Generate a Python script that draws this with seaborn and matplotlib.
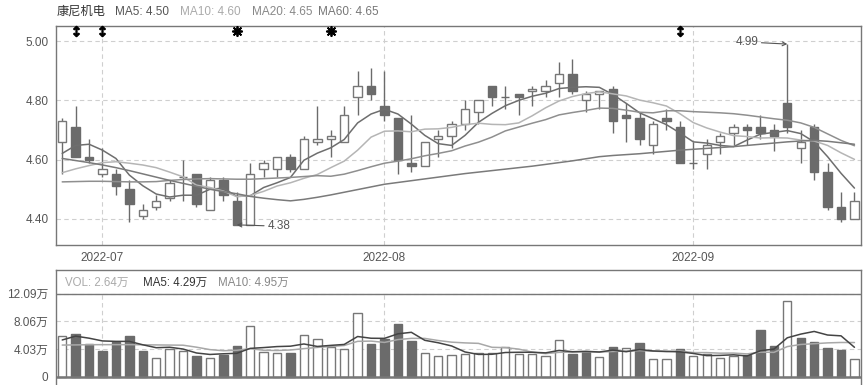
...
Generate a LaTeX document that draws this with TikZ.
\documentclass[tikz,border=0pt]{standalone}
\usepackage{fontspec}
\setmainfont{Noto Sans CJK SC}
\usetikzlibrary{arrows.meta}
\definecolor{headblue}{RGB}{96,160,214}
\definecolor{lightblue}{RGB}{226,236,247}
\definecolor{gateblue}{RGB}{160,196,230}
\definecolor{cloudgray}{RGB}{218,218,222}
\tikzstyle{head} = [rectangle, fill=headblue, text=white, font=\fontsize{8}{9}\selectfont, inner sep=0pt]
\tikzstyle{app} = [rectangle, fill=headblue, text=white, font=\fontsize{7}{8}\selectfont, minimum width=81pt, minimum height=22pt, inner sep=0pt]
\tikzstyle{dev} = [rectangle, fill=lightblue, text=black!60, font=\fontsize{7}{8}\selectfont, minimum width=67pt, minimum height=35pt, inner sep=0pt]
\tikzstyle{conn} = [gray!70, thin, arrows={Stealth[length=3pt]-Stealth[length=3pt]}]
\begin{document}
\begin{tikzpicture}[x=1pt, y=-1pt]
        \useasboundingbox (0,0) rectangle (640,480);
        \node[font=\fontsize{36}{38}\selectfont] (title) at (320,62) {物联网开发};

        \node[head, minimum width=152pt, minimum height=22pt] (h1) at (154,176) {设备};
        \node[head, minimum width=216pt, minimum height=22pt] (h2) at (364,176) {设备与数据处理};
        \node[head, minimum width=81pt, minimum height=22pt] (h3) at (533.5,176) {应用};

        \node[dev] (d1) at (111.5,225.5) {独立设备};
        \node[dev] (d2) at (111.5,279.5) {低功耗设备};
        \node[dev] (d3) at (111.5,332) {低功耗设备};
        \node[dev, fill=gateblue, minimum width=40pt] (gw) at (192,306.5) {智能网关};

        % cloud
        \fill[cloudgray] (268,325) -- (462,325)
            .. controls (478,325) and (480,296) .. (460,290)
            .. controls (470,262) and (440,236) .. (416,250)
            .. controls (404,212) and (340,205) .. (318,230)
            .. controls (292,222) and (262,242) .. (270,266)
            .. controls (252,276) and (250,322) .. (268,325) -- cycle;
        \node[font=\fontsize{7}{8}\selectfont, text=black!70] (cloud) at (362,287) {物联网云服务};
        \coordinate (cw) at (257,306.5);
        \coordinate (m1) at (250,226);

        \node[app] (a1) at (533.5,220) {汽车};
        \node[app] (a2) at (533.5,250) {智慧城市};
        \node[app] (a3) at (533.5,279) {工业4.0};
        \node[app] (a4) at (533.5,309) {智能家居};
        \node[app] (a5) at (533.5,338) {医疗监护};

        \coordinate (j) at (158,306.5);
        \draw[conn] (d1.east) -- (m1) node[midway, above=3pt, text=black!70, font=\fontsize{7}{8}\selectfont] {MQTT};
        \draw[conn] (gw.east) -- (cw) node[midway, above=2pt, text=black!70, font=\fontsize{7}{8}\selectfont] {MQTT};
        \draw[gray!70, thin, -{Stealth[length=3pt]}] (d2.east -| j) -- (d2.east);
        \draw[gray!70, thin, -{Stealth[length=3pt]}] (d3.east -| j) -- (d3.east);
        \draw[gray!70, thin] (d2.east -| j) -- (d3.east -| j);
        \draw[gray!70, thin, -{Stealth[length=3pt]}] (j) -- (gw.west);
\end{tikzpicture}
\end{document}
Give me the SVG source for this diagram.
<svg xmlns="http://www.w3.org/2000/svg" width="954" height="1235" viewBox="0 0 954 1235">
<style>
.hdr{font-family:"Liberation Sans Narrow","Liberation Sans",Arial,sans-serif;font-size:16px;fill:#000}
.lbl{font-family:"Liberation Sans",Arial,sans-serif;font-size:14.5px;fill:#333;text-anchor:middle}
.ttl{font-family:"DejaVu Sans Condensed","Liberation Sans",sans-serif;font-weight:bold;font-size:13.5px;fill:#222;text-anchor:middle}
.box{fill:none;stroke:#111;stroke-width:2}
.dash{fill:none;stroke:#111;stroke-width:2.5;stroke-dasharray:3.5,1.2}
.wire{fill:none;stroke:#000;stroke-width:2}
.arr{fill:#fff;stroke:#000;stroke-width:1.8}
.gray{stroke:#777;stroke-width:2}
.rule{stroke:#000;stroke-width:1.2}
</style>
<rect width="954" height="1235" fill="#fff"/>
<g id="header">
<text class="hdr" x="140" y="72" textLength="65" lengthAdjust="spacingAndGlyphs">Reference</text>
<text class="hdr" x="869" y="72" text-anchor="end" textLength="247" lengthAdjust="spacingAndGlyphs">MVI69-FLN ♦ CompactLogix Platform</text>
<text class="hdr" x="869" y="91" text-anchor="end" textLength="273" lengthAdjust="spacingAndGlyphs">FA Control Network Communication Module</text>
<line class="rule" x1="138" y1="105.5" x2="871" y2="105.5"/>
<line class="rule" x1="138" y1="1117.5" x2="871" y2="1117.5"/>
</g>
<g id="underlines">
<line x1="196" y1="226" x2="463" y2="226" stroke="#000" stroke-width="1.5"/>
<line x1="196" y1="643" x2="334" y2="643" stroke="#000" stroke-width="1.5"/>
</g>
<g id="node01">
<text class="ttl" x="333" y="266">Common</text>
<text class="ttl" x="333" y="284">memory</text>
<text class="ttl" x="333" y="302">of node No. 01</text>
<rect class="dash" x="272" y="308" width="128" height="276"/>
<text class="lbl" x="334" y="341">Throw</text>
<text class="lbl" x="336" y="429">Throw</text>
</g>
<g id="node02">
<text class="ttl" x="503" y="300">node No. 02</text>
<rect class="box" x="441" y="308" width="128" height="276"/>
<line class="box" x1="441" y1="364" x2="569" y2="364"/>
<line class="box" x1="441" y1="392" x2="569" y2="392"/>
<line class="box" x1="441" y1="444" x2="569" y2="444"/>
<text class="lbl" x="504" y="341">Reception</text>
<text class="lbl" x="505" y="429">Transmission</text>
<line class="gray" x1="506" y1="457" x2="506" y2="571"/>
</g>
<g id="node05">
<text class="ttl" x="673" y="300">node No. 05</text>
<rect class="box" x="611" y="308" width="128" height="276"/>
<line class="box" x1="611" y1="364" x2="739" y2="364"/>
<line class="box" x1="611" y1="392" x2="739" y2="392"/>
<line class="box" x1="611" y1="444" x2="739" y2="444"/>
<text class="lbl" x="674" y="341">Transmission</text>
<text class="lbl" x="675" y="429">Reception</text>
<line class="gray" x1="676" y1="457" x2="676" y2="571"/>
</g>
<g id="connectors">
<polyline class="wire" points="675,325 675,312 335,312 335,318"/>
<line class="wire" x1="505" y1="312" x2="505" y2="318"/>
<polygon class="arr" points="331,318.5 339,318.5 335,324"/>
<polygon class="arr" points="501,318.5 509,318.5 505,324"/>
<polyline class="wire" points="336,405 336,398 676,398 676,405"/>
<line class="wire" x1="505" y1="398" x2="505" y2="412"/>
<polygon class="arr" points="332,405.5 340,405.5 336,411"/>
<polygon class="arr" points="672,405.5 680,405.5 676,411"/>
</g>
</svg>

## GOAL OF THE EXERCISE
Copy out exactly the lines from the one with "Generate a LaTeX" through the one with "fill=gateblue, minimum width=40pt]", counting both ends, and no other lines.

## COMPLETE ANSWER
Generate a LaTeX document that draws this with TikZ.
\documentclass[tikz,border=0pt]{standalone}
\usepackage{fontspec}
\setmainfont{Noto Sans CJK SC}
\usetikzlibrary{arrows.meta}
\definecolor{headblue}{RGB}{96,160,214}
\definecolor{lightblue}{RGB}{226,236,247}
\definecolor{gateblue}{RGB}{160,196,230}
\definecolor{cloudgray}{RGB}{218,218,222}
\tikzstyle{head} = [rectangle, fill=headblue, text=white, font=\fontsize{8}{9}\selectfont, inner sep=0pt]
\tikzstyle{app} = [rectangle, fill=headblue, text=white, font=\fontsize{7}{8}\selectfont, minimum width=81pt, minimum height=22pt, inner sep=0pt]
\tikzstyle{dev} = [rectangle, fill=lightblue, text=black!60, font=\fontsize{7}{8}\selectfont, minimum width=67pt, minimum height=35pt, inner sep=0pt]
\tikzstyle{conn} = [gray!70, thin, arrows={Stealth[length=3pt]-Stealth[length=3pt]}]
\begin{document}
\begin{tikzpicture}[x=1pt, y=-1pt]
        \useasboundingbox (0,0) rectangle (640,480);
        \node[font=\fontsize{36}{38}\selectfont] (title) at (320,62) {物联网开发};

        \node[head, minimum width=152pt, minimum height=22pt] (h1) at (154,176) {设备};
        \node[head, minimum width=216pt, minimum height=22pt] (h2) at (364,176) {设备与数据处理};
        \node[head, minimum width=81pt, minimum height=22pt] (h3) at (533.5,176) {应用};

        \node[dev] (d1) at (111.5,225.5) {独立设备};
        \node[dev] (d2) at (111.5,279.5) {低功耗设备};
        \node[dev] (d3) at (111.5,332) {低功耗设备};
        \node[dev, fill=gateblue, minimum width=40pt] (gw) at (192,306.5) {智能网关};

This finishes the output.